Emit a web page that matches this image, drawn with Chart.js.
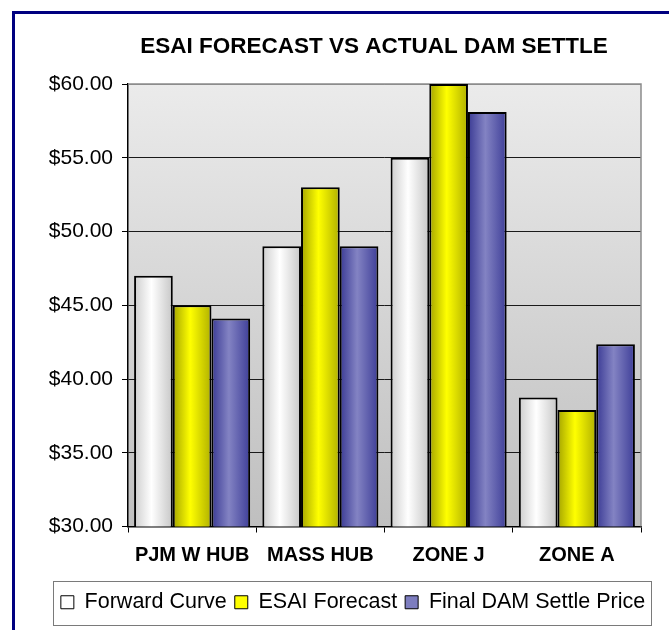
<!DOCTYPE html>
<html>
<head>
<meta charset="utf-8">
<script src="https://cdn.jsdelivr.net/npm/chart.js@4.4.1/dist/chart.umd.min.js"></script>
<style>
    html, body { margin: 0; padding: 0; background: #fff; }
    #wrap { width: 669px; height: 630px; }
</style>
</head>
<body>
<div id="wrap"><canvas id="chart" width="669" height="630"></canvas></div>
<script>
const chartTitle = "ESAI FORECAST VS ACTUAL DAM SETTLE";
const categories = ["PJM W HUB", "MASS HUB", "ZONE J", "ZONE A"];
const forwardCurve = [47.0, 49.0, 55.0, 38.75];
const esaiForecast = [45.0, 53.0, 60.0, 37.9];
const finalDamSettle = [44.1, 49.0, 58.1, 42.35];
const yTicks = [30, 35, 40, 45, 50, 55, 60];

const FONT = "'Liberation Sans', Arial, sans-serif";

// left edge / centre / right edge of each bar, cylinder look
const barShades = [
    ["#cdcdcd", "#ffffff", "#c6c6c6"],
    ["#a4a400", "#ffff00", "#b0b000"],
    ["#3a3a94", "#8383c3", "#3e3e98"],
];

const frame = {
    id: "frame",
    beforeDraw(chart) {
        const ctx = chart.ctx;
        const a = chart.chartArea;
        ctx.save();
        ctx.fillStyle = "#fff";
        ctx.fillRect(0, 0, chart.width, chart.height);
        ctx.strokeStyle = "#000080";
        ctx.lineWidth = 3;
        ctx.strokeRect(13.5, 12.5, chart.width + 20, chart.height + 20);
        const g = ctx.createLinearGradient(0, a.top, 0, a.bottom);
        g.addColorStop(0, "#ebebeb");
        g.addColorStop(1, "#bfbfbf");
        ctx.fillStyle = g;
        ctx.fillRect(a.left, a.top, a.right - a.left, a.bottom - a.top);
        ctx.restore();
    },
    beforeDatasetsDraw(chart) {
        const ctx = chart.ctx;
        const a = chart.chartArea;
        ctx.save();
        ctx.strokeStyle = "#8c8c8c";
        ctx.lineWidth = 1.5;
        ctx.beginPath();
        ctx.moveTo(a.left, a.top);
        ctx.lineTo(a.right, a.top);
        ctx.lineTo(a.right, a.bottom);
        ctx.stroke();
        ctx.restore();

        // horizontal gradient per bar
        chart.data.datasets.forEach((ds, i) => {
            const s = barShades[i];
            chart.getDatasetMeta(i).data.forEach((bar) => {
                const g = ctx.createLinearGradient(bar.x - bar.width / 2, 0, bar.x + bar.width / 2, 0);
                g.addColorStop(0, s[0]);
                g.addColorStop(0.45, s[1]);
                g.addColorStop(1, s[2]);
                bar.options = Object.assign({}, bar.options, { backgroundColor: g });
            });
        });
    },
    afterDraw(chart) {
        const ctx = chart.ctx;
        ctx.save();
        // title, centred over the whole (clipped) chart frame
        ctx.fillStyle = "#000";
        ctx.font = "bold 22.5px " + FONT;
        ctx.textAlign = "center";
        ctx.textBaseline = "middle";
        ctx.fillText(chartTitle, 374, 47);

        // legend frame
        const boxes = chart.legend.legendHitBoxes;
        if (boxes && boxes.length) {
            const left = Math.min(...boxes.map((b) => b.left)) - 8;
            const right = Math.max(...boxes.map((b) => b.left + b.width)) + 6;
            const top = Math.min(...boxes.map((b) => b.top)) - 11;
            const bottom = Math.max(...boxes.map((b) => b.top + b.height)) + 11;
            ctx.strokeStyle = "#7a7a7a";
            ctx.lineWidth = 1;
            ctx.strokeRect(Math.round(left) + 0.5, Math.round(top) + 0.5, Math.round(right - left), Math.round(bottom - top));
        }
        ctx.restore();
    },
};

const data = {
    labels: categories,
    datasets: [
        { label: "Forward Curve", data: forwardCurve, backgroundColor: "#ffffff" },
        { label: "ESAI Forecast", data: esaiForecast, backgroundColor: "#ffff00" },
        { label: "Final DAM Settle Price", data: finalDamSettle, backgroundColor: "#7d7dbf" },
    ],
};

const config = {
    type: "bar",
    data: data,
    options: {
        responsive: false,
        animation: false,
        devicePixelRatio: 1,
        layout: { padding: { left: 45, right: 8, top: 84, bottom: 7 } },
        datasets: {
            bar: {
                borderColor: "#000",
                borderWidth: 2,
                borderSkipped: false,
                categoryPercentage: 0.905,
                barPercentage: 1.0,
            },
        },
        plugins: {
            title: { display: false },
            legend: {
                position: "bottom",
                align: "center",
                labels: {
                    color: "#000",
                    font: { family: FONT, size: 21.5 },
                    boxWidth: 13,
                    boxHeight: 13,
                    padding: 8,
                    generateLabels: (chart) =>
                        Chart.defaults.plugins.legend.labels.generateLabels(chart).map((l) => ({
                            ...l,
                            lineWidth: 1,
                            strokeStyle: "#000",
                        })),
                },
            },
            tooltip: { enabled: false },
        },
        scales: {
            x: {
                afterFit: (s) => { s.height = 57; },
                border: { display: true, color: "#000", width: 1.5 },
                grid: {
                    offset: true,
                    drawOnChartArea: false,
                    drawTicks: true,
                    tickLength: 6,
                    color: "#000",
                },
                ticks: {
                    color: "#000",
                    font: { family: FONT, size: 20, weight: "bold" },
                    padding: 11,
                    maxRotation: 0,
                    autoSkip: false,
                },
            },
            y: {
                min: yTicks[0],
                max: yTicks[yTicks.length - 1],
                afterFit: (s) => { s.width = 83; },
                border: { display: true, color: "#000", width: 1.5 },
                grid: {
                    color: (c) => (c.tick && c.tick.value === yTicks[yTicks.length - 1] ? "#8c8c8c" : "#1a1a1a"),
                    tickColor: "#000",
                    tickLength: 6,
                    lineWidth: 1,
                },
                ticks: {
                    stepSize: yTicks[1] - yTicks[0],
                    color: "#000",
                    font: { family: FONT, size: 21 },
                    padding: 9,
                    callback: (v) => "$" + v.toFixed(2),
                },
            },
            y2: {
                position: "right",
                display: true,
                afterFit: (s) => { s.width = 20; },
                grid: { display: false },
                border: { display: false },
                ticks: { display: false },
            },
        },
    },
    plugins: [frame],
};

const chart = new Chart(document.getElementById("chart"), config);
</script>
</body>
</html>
::::
> [The problem]: Repeat the material above verbatim, with no pictures in the output.

> [Result of this exercise]:
Emit a web page that matches this image, drawn with Chart.js.
<!DOCTYPE html>
<html>
<head>
<meta charset="utf-8">
<script src="https://cdn.jsdelivr.net/npm/chart.js@4.4.1/dist/chart.umd.min.js"></script>
<style>
    html, body { margin: 0; padding: 0; background: #fff; }
    #wrap { width: 669px; height: 630px; }
</style>
</head>
<body>
<div id="wrap"><canvas id="chart" width="669" height="630"></canvas></div>
<script>
const chartTitle = "ESAI FORECAST VS ACTUAL DAM SETTLE";
const categories = ["PJM W HUB", "MASS HUB", "ZONE J", "ZONE A"];
const forwardCurve = [47.0, 49.0, 55.0, 38.75];
const esaiForecast = [45.0, 53.0, 60.0, 37.9];
const finalDamSettle = [44.1, 49.0, 58.1, 42.35];
const yTicks = [30, 35, 40, 45, 50, 55, 60];

const FONT = "'Liberation Sans', Arial, sans-serif";

// left edge / centre / right edge of each bar, cylinder look
const barShades = [
    ["#cdcdcd", "#ffffff", "#c6c6c6"],
    ["#a4a400", "#ffff00", "#b0b000"],
    ["#3a3a94", "#8383c3", "#3e3e98"],
];

const frame = {
    id: "frame",
    beforeDraw(chart) {
        const ctx = chart.ctx;
        const a = chart.chartArea;
        ctx.save();
        ctx.fillStyle = "#fff";
        ctx.fillRect(0, 0, chart.width, chart.height);
        ctx.strokeStyle = "#000080";
        ctx.lineWidth = 3;
        ctx.strokeRect(13.5, 12.5, chart.width + 20, chart.height + 20);
        const g = ctx.createLinearGradient(0, a.top, 0, a.bottom);
        g.addColorStop(0, "#ebebeb");
        g.addColorStop(1, "#bfbfbf");
        ctx.fillStyle = g;
        ctx.fillRect(a.left, a.top, a.right - a.left, a.bottom - a.top);
        ctx.restore();
    },
    beforeDatasetsDraw(chart) {
        const ctx = chart.ctx;
        const a = chart.chartArea;
        ctx.save();
        ctx.strokeStyle = "#8c8c8c";
        ctx.lineWidth = 1.5;
        ctx.beginPath();
        ctx.moveTo(a.left, a.top);
        ctx.lineTo(a.right, a.top);
        ctx.lineTo(a.right, a.bottom);
        ctx.stroke();
        ctx.restore();

        // horizontal gradient per bar
        chart.data.datasets.forEach((ds, i) => {
            const s = barShades[i];
            chart.getDatasetMeta(i).data.forEach((bar) => {
                const g = ctx.createLinearGradient(bar.x - bar.width / 2, 0, bar.x + bar.width / 2, 0);
                g.addColorStop(0, s[0]);
                g.addColorStop(0.45, s[1]);
                g.addColorStop(1, s[2]);
                bar.options = Object.assign({}, bar.options, { backgroundColor: g });
            });
        });
    },
    afterDraw(chart) {
        const ctx = chart.ctx;
        ctx.save();
        // title, centred over the whole (clipped) chart frame
        ctx.fillStyle = "#000";
        ctx.font = "bold 22.5px " + FONT;
        ctx.textAlign = "center";
        ctx.textBaseline = "middle";
        ctx.fillText(chartTitle, 374, 47);

        // legend frame
        const boxes = chart.legend.legendHitBoxes;
        if (boxes && boxes.length) {
            const left = Math.min(...boxes.map((b) => b.left)) - 8;
            const right = Math.max(...boxes.map((b) => b.left + b.width)) + 6;
            const top = Math.min(...boxes.map((b) => b.top)) - 11;
            const bottom = Math.max(...boxes.map((b) => b.top + b.height)) + 11;
            ctx.strokeStyle = "#7a7a7a";
            ctx.lineWidth = 1;
            ctx.strokeRect(Math.round(left) + 0.5, Math.round(top) + 0.5, Math.round(right - left), Math.round(bottom - top));
        }
        ctx.restore();
    },
};

const data = {
    labels: categories,
    datasets: [
        { label: "Forward Curve", data: forwardCurve, backgroundColor: "#ffffff" },
        { label: "ESAI Forecast", data: esaiForecast, backgroundColor: "#ffff00" },
        { label: "Final DAM Settle Price", data: finalDamSettle, backgroundColor: "#7d7dbf" },
    ],
};

const config = {
    type: "bar",
    data: data,
    options: {
        responsive: false,
        animation: false,
        devicePixelRatio: 1,
        layout: { padding: { left: 45, right: 8, top: 84, bottom: 7 } },
        datasets: {
            bar: {
                borderColor: "#000",
                borderWidth: 2,
                borderSkipped: false,
                categoryPercentage: 0.905,
                barPercentage: 1.0,
            },
        },
        plugins: {
            title: { display: false },
            legend: {
                position: "bottom",
                align: "center",
                labels: {
                    color: "#000",
                    font: { family: FONT, size: 21.5 },
                    boxWidth: 13,
                    boxHeight: 13,
                    padding: 8,
                    generateLabels: (chart) =>
                        Chart.defaults.plugins.legend.labels.generateLabels(chart).map((l) => ({
                            ...l,
                            lineWidth: 1,
                            strokeStyle: "#000",
                        })),
                },
            },
            tooltip: { enabled: false },
        },
        scales: {
            x: {
                afterFit: (s) => { s.height = 57; },
                border: { display: true, color: "#000", width: 1.5 },
                grid: {
                    offset: true,
                    drawOnChartArea: false,
                    drawTicks: true,
                    tickLength: 6,
                    color: "#000",
                },
                ticks: {
                    color: "#000",
                    font: { family: FONT, size: 20, weight: "bold" },
                    padding: 11,
                    maxRotation: 0,
                    autoSkip: false,
                },
            },
            y: {
                min: yTicks[0],
                max: yTicks[yTicks.length - 1],
                afterFit: (s) => { s.width = 83; },
                border: { display: true, color: "#000", width: 1.5 },
                grid: {
                    color: (c) => (c.tick && c.tick.value === yTicks[yTicks.length - 1] ? "#8c8c8c" : "#1a1a1a"),
                    tickColor: "#000",
                    tickLength: 6,
                    lineWidth: 1,
                },
                ticks: {
                    stepSize: yTicks[1] - yTicks[0],
                    color: "#000",
                    font: { family: FONT, size: 21 },
                    padding: 9,
                    callback: (v) => "$" + v.toFixed(2),
                },
            },
            y2: {
                position: "right",
                display: true,
                afterFit: (s) => { s.width = 20; },
                grid: { display: false },
                border: { display: false },
                ticks: { display: false },
            },
        },
    },
    plugins: [frame],
};

const chart = new Chart(document.getElementById("chart"), config);
</script>
</body>
</html>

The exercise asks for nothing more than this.